Perahu kami sudah mulai menjauh dari Sopen. Ombak di tengah ternyata tinggi sekali. Menurutku. Kami berkali-kali merasa seperti perahu terlempar ke atas dan jatuh berdebum ke permukaan laut. Rasanya seperti terbanting-banting. Atau seperti naik wahana "ombak banyu" tetapi ini versi nyata. Aku memegangi kepala anakku yang masih bayi. Berharap tidak terjadi sesuatu yang fatal sebab bantingan perahu yang sangat keras. Anak pertamaku dipangku suamiku. Dia juga mulai pucat.
Air laut menyiram kami berkali-kali seiring bantingan perahu. Kami menggunakan payung untuk menangkisnya. Sayangnya, hujan turun cukup deras sehingga baju kami basah kuyup. Payung yang kami pakai tak kuasa menangkis derasnya hujan. Kasihan anak-anak, mereka juga basah bajunya. Meski tak sampai kuyup, tetap saja dingin.
Masalah kami tak berhenti di situ. Ikatan perahu di belakang ternyata putus. Di tengah hantaman ombak, perahu harus lagi dan lagi berbalik mendekati perahu di belakang, mengikatkan kembali talinya dan kembali melaju ke arah tujuan. Dan tahukah kawan, putusnya talu perahu ini bukan satu dua kali melainkan berkali-kali. Astaghfirullah.. cobaan apakah ini. Suamiku juga mulai mual dan khawatir. Namun, pada kejadian keempat atau kelima kami berbalik, akhirnya pak Buton berpindah ke perahu belakang dan naik di sana untuk menjaga ikatan agar tak putus lagi.
Aku dan suamiku melongo. Melihat betapa pak Buton rela berada di perahu belakang dengan bantingan yang lebih luar biasa. Bayangkan saja perahu ditarik tanpa ada barang apapun di dalamnya, dalam kondisi ombak yang tinggi. Salut sama pak Buton benar-benar menunjukkan jiwa pelaut sejati.

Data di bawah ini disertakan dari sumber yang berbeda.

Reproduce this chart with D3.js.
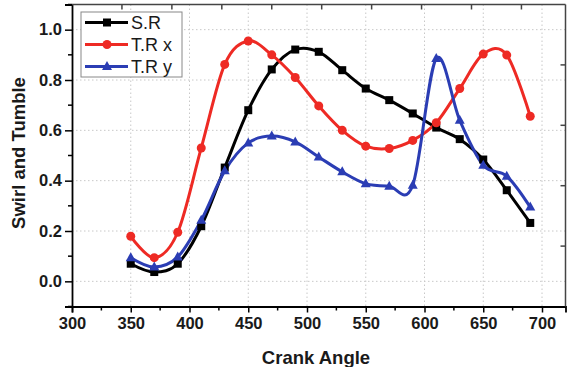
<!DOCTYPE html>
<html>
<head>
<meta charset="utf-8">
<script src="https://cdn.jsdelivr.net/npm/d3@7"></script>
<style>
  body { margin: 0; background: #fff; }
  svg { display: block; font-family: Arial, "Liberation Sans", sans-serif; }
</style>
</head>
<body>
<div id="chart"></div>
<script>
// crank angles and the three series
const angles = [350, 370, 390, 410, 430, 450, 470, 490, 510, 530, 550, 570, 590, 610, 630, 650, 670, 690];
const swirlSR = [0.07, 0.037, 0.07, 0.219, 0.452, 0.68, 0.842, 0.921, 0.912, 0.839, 0.766, 0.72, 0.667, 0.611, 0.565, 0.484, 0.362, 0.232];
const tumbleX = [0.179, 0.094, 0.195, 0.53, 0.862, 0.955, 0.9, 0.81, 0.697, 0.6, 0.537, 0.528, 0.56, 0.63, 0.766, 0.903, 0.899, 0.656];
const tumbleY = [0.094, 0.057, 0.097, 0.243, 0.439, 0.55, 0.577, 0.554, 0.494, 0.435, 0.388, 0.378, 0.382, 0.885, 0.64, 0.461, 0.418, 0.295];

const seriesNames = ['S.R', 'T.R x', 'T.R y'];
const xTicks = [300, 350, 400, 450, 500, 550, 600, 650, 700];
const yTicks = [0.0, 0.2, 0.4, 0.6, 0.8, 1.0];
// the frame's top and right edges carry their own ticks
const topTicks = [342.5, 385, 427.5, 470, 512.5, 555, 597.5, 640, 682.5];
const rightTicks = [0.14, 0.38, 0.62, 0.86];

const width = 567, height = 367;
const margin = { top: 4.5, right: 1.5, bottom: 60.5, left: 72 };

const svg = d3.select('#chart').append('svg').attr('width', width).attr('height', height);

const x = d3.scaleLinear().domain([300, 720]).range([margin.left, width - margin.right]);
const y = d3.scaleLinear().domain([-0.1, 1.1]).range([height - margin.bottom, margin.top]);

const colors = ['#000000', '#ee2a24', '#2b3db4'];
const series = [swirlSR, tumbleX, tumbleY].map((vals, i) => ({
  name: seriesNames[i],
  color: colors[i],
  points: vals.map((v, j) => ({ a: angles[j], v }))
}));

// dotted grid
const grid = svg.append('g');
grid.selectAll('.gx').data(xTicks.slice(1)).enter().append('line')
  .attr('x1', d => x(d)).attr('x2', d => x(d))
  .attr('y1', y.range()[1]).attr('y2', y.range()[0])
  .style('stroke', '#c8c8c8').style('stroke-width', 1).style('stroke-dasharray', '1.5,2.5');
grid.selectAll('.gy').data(yTicks).enter().append('line')
  .attr('x1', x.range()[0]).attr('x2', x.range()[1])
  .attr('y1', d => y(d)).attr('y2', d => y(d))
  .style('stroke', '#c8c8c8').style('stroke-width', 1).style('stroke-dasharray', '1.5,2.5');

// curves (uniform catmull-rom, overshoots a bit like the original spline)
const line = d3.line().x(d => x(d.a)).y(d => y(d.v)).curve(d3.curveCatmullRom.alpha(0));

series.forEach(s => {
  svg.append('path').datum(s.points)
    .attr('d', line)
    .style('fill', 'none')
    .style('stroke', s.color)
    .style('stroke-width', 3);
});

function drawMarker(g, i, cx, cy) {
  if (i === 0) {
    g.append('rect').attr('x', cx - 4).attr('y', cy - 4).attr('width', 8).attr('height', 8).style('fill', colors[0]);
  } else if (i === 1) {
    g.append('circle').attr('cx', cx).attr('cy', cy).attr('r', 4.5).style('fill', colors[1]);
  } else {
    g.append('path').attr('d', `M${cx},${cy - 5.5}L${cx + 5},${cy + 3.5}L${cx - 5},${cy + 3.5}Z`).style('fill', colors[2]);
  }
}

series.forEach((s, i) => {
  const g = svg.append('g');
  s.points.forEach(p => drawMarker(g, i, x(p.a), y(p.v)));
});

// axes
const xAxis = svg.append('g').attr('transform', `translate(0,${y.range()[0]})`)
  .call(d3.axisBottom(x).tickValues(xTicks).tickSize(6).tickPadding(5).tickFormat(d3.format('d')));
xAxis.append('g').selectAll('line').data(d3.range(325, 720, 50)).enter().append('line')
  .attr('x1', d => x(d)).attr('x2', d => x(d)).attr('y1', 0).attr('y2', 4)
  .style('stroke', '#000').style('stroke-width', 1.5);

const yAxis = svg.append('g').attr('transform', `translate(${x.range()[0]},0)`)
  .call(d3.axisLeft(y).tickValues(yTicks).tickSize(7).tickPadding(3).tickFormat(d3.format('.1f')));
yAxis.append('g').selectAll('line').data([-0.1, 0.1, 0.3, 0.5, 0.7, 0.9, 1.1]).enter().append('line')
  .attr('x1', 0).attr('x2', -4).attr('y1', d => y(d)).attr('y2', d => y(d))
  .style('stroke', '#000').style('stroke-width', 1.5);

[xAxis, yAxis].forEach(a => {
  a.select('.domain').style('stroke', '#000').style('stroke-width', 1.8);
  a.selectAll('.tick line').style('stroke', '#000').style('stroke-width', 1.5);
  a.selectAll('.tick text').style('font-size', '16.5px').style('font-weight', 'bold').style('fill', '#1a1a1a');
});

// top and right frame edges
const frame = svg.append('g');
frame.append('line')
  .attr('x1', x.range()[0]).attr('x2', x.range()[1]).attr('y1', y.range()[1]).attr('y2', y.range()[1])
  .style('stroke', '#444').style('stroke-width', 1.5);
frame.append('line')
  .attr('x1', x.range()[1]).attr('x2', x.range()[1]).attr('y1', y.range()[1]).attr('y2', y.range()[0])
  .style('stroke', '#444').style('stroke-width', 1.5);
frame.selectAll('.tt').data(topTicks).enter().append('line')
  .attr('x1', d => x(d)).attr('x2', d => x(d)).attr('y1', y.range()[1]).attr('y2', y.range()[1] + 5)
  .style('stroke', '#444').style('stroke-width', 1.5);
frame.selectAll('.rt').data(rightTicks).enter().append('line')
  .attr('x1', x.range()[1]).attr('x2', x.range()[1] - 5).attr('y1', d => y(d)).attr('y2', d => y(d))
  .style('stroke', '#444').style('stroke-width', 1.5);

// axis titles
svg.append('text')
  .attr('x', 316).attr('y', 364)
  .attr('text-anchor', 'middle')
  .style('font-size', '18.5px').style('font-weight', 'bold').style('fill', '#1a1a1a')
  .text('Crank Angle');

svg.append('text')
  .attr('transform', `translate(25,${153}) rotate(-90)`)
  .attr('text-anchor', 'middle')
  .style('font-size', '18.5px').style('font-weight', 'bold').style('fill', '#1a1a1a')
  .text('Swirl and Tumble');

// legend
const legend = svg.append('g').attr('transform', 'translate(81,12)');
legend.append('rect').attr('width', 101).attr('height', 65)
  .style('fill', '#fff').style('stroke', '#888').style('stroke-width', 1);
series.forEach((s, i) => {
  const ly = 10.5 + i * 22;
  legend.append('line').attr('x1', 4).attr('x2', 47).attr('y1', ly).attr('y2', ly)
    .style('stroke', s.color).style('stroke-width', 3);
  drawMarker(legend, i, 26, ly);
  legend.append('text').attr('x', 50).attr('y', ly + 6.5)
    .style('font-size', '18px').style('fill', '#1a1a1a')
    .text(s.name);
});
</script>
</body>
</html>
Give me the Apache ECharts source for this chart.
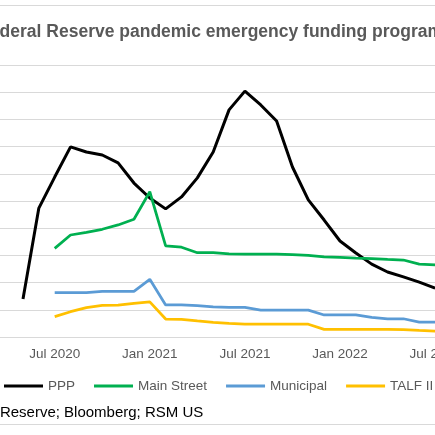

Sementara aku dan suami, masih bertahan dalam kekhawatiran akan kondisi anak-anak. Suamiku sudah tampak menahan pusing juga sepertinya. Apalagi anak sulung, dia lebih tampak pucat. Anak keduaku masih aman karena dia tidur. Namun, setidaknya kami mulai lega karena kemungkinan perahu tidak akan bolak balik lagi sehingga perjalanan akan lebih cepat.
Kota Sorong mulai nampak di kejauhan. Kami lega, sebentar lagi sampai. Perjalanan hingga ke Sorong berjalan lancar dan ombak mulai berkurang.
Alhamdulillah kami sampai di Sorong pukul 14.00. Betul kata pak Buton, hampir sore kami baru sampai. Itupun dalam kondisi basah kuyup. Kami segera turun dan menumpang di kios terdekat untuk mengganti baju anak-anak.
Syukurlah..
Perjalanan yang panjang dan mendebarkan telah terlewati sekali lagi. Menjadi kenangan untuk berbagi cerita di masa depan. Terimakasih pak Buton atas tumpangannya, juga memberikan kami pengalaman yang mengesankan.